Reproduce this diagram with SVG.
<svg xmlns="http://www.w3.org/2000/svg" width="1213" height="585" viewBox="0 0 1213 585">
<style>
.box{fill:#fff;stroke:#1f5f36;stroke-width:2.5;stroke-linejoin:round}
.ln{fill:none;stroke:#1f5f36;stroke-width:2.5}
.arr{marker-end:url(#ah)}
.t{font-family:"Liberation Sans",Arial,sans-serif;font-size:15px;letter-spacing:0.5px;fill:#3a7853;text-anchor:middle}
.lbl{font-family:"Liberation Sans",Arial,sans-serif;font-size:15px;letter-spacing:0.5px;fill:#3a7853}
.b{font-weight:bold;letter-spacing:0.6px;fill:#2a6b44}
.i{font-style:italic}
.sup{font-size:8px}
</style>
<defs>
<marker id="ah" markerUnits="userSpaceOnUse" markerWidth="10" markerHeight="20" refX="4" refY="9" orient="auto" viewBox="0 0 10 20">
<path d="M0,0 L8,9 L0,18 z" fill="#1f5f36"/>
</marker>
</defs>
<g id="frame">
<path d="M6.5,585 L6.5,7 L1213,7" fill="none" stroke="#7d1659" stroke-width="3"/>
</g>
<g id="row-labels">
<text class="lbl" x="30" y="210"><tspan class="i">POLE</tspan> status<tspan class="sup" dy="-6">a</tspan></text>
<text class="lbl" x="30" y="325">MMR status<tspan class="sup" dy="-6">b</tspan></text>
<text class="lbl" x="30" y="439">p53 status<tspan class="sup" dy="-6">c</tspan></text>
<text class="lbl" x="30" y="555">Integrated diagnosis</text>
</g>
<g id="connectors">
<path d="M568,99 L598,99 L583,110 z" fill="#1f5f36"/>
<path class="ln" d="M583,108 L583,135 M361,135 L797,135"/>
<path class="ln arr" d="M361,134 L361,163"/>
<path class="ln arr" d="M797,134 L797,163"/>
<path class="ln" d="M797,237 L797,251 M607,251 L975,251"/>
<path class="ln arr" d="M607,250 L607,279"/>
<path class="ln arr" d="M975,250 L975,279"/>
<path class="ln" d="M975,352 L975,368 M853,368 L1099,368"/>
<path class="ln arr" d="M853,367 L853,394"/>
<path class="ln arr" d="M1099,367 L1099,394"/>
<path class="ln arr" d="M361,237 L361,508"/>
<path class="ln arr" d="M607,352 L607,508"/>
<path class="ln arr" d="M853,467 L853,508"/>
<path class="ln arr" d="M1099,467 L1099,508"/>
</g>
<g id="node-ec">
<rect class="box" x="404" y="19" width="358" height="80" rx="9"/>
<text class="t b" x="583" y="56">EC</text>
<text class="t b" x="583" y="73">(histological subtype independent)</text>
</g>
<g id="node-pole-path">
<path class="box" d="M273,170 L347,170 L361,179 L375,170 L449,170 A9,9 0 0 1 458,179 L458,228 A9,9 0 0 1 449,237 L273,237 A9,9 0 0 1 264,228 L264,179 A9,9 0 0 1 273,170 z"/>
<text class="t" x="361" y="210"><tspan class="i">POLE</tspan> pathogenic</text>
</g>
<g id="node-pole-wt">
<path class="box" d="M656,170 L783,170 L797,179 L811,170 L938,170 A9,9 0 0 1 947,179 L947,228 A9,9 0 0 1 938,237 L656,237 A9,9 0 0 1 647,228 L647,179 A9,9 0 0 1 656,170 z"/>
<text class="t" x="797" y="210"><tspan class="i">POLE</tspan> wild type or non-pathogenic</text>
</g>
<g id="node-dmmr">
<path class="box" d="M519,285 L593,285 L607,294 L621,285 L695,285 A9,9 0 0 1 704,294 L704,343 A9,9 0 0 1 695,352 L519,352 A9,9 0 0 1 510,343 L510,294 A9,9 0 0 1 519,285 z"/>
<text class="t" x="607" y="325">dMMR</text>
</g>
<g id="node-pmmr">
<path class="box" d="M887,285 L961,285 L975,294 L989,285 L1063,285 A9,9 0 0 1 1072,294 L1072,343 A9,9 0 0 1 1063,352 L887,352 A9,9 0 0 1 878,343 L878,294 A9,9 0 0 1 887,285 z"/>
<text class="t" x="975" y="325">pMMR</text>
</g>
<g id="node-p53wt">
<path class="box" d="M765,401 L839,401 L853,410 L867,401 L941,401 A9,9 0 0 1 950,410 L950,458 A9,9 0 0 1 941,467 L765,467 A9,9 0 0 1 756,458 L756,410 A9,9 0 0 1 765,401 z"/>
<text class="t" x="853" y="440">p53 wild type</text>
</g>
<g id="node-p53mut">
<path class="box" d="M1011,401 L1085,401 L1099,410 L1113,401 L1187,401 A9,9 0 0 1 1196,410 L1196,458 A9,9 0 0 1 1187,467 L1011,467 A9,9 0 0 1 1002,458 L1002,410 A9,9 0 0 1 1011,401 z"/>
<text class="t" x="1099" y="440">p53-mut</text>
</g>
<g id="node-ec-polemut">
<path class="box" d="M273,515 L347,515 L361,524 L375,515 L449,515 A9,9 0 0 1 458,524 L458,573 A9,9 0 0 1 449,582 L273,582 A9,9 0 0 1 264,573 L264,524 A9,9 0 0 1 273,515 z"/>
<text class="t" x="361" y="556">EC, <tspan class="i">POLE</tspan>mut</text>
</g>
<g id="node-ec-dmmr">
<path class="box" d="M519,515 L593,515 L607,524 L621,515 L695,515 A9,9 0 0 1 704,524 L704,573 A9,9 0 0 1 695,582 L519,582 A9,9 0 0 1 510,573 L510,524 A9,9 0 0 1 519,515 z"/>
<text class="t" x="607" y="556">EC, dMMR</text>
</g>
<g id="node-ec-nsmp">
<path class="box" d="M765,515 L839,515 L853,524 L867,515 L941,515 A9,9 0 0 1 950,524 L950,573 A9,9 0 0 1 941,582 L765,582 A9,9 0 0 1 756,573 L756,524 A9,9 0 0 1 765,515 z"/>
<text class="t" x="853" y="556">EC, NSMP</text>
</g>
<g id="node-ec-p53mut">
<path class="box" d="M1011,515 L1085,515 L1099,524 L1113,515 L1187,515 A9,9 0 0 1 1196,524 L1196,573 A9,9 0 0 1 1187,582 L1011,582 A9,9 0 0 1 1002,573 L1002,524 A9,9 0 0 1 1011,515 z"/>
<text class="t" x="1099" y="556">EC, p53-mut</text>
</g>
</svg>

> Problem:
Repeat the data verbatim.

> Response to the exercise:
Reproduce this diagram with SVG.
<svg xmlns="http://www.w3.org/2000/svg" width="1213" height="585" viewBox="0 0 1213 585">
<style>
.box{fill:#fff;stroke:#1f5f36;stroke-width:2.5;stroke-linejoin:round}
.ln{fill:none;stroke:#1f5f36;stroke-width:2.5}
.arr{marker-end:url(#ah)}
.t{font-family:"Liberation Sans",Arial,sans-serif;font-size:15px;letter-spacing:0.5px;fill:#3a7853;text-anchor:middle}
.lbl{font-family:"Liberation Sans",Arial,sans-serif;font-size:15px;letter-spacing:0.5px;fill:#3a7853}
.b{font-weight:bold;letter-spacing:0.6px;fill:#2a6b44}
.i{font-style:italic}
.sup{font-size:8px}
</style>
<defs>
<marker id="ah" markerUnits="userSpaceOnUse" markerWidth="10" markerHeight="20" refX="4" refY="9" orient="auto" viewBox="0 0 10 20">
<path d="M0,0 L8,9 L0,18 z" fill="#1f5f36"/>
</marker>
</defs>
<g id="frame">
<path d="M6.5,585 L6.5,7 L1213,7" fill="none" stroke="#7d1659" stroke-width="3"/>
</g>
<g id="row-labels">
<text class="lbl" x="30" y="210"><tspan class="i">POLE</tspan> status<tspan class="sup" dy="-6">a</tspan></text>
<text class="lbl" x="30" y="325">MMR status<tspan class="sup" dy="-6">b</tspan></text>
<text class="lbl" x="30" y="439">p53 status<tspan class="sup" dy="-6">c</tspan></text>
<text class="lbl" x="30" y="555">Integrated diagnosis</text>
</g>
<g id="connectors">
<path d="M568,99 L598,99 L583,110 z" fill="#1f5f36"/>
<path class="ln" d="M583,108 L583,135 M361,135 L797,135"/>
<path class="ln arr" d="M361,134 L361,163"/>
<path class="ln arr" d="M797,134 L797,163"/>
<path class="ln" d="M797,237 L797,251 M607,251 L975,251"/>
<path class="ln arr" d="M607,250 L607,279"/>
<path class="ln arr" d="M975,250 L975,279"/>
<path class="ln" d="M975,352 L975,368 M853,368 L1099,368"/>
<path class="ln arr" d="M853,367 L853,394"/>
<path class="ln arr" d="M1099,367 L1099,394"/>
<path class="ln arr" d="M361,237 L361,508"/>
<path class="ln arr" d="M607,352 L607,508"/>
<path class="ln arr" d="M853,467 L853,508"/>
<path class="ln arr" d="M1099,467 L1099,508"/>
</g>
<g id="node-ec">
<rect class="box" x="404" y="19" width="358" height="80" rx="9"/>
<text class="t b" x="583" y="56">EC</text>
<text class="t b" x="583" y="73">(histological subtype independent)</text>
</g>
<g id="node-pole-path">
<path class="box" d="M273,170 L347,170 L361,179 L375,170 L449,170 A9,9 0 0 1 458,179 L458,228 A9,9 0 0 1 449,237 L273,237 A9,9 0 0 1 264,228 L264,179 A9,9 0 0 1 273,170 z"/>
<text class="t" x="361" y="210"><tspan class="i">POLE</tspan> pathogenic</text>
</g>
<g id="node-pole-wt">
<path class="box" d="M656,170 L783,170 L797,179 L811,170 L938,170 A9,9 0 0 1 947,179 L947,228 A9,9 0 0 1 938,237 L656,237 A9,9 0 0 1 647,228 L647,179 A9,9 0 0 1 656,170 z"/>
<text class="t" x="797" y="210"><tspan class="i">POLE</tspan> wild type or non-pathogenic</text>
</g>
<g id="node-dmmr">
<path class="box" d="M519,285 L593,285 L607,294 L621,285 L695,285 A9,9 0 0 1 704,294 L704,343 A9,9 0 0 1 695,352 L519,352 A9,9 0 0 1 510,343 L510,294 A9,9 0 0 1 519,285 z"/>
<text class="t" x="607" y="325">dMMR</text>
</g>
<g id="node-pmmr">
<path class="box" d="M887,285 L961,285 L975,294 L989,285 L1063,285 A9,9 0 0 1 1072,294 L1072,343 A9,9 0 0 1 1063,352 L887,352 A9,9 0 0 1 878,343 L878,294 A9,9 0 0 1 887,285 z"/>
<text class="t" x="975" y="325">pMMR</text>
</g>
<g id="node-p53wt">
<path class="box" d="M765,401 L839,401 L853,410 L867,401 L941,401 A9,9 0 0 1 950,410 L950,458 A9,9 0 0 1 941,467 L765,467 A9,9 0 0 1 756,458 L756,410 A9,9 0 0 1 765,401 z"/>
<text class="t" x="853" y="440">p53 wild type</text>
</g>
<g id="node-p53mut">
<path class="box" d="M1011,401 L1085,401 L1099,410 L1113,401 L1187,401 A9,9 0 0 1 1196,410 L1196,458 A9,9 0 0 1 1187,467 L1011,467 A9,9 0 0 1 1002,458 L1002,410 A9,9 0 0 1 1011,401 z"/>
<text class="t" x="1099" y="440">p53-mut</text>
</g>
<g id="node-ec-polemut">
<path class="box" d="M273,515 L347,515 L361,524 L375,515 L449,515 A9,9 0 0 1 458,524 L458,573 A9,9 0 0 1 449,582 L273,582 A9,9 0 0 1 264,573 L264,524 A9,9 0 0 1 273,515 z"/>
<text class="t" x="361" y="556">EC, <tspan class="i">POLE</tspan>mut</text>
</g>
<g id="node-ec-dmmr">
<path class="box" d="M519,515 L593,515 L607,524 L621,515 L695,515 A9,9 0 0 1 704,524 L704,573 A9,9 0 0 1 695,582 L519,582 A9,9 0 0 1 510,573 L510,524 A9,9 0 0 1 519,515 z"/>
<text class="t" x="607" y="556">EC, dMMR</text>
</g>
<g id="node-ec-nsmp">
<path class="box" d="M765,515 L839,515 L853,524 L867,515 L941,515 A9,9 0 0 1 950,524 L950,573 A9,9 0 0 1 941,582 L765,582 A9,9 0 0 1 756,573 L756,524 A9,9 0 0 1 765,515 z"/>
<text class="t" x="853" y="556">EC, NSMP</text>
</g>
<g id="node-ec-p53mut">
<path class="box" d="M1011,515 L1085,515 L1099,524 L1113,515 L1187,515 A9,9 0 0 1 1196,524 L1196,573 A9,9 0 0 1 1187,582 L1011,582 A9,9 0 0 1 1002,573 L1002,524 A9,9 0 0 1 1011,515 z"/>
<text class="t" x="1099" y="556">EC, p53-mut</text>
</g>
</svg>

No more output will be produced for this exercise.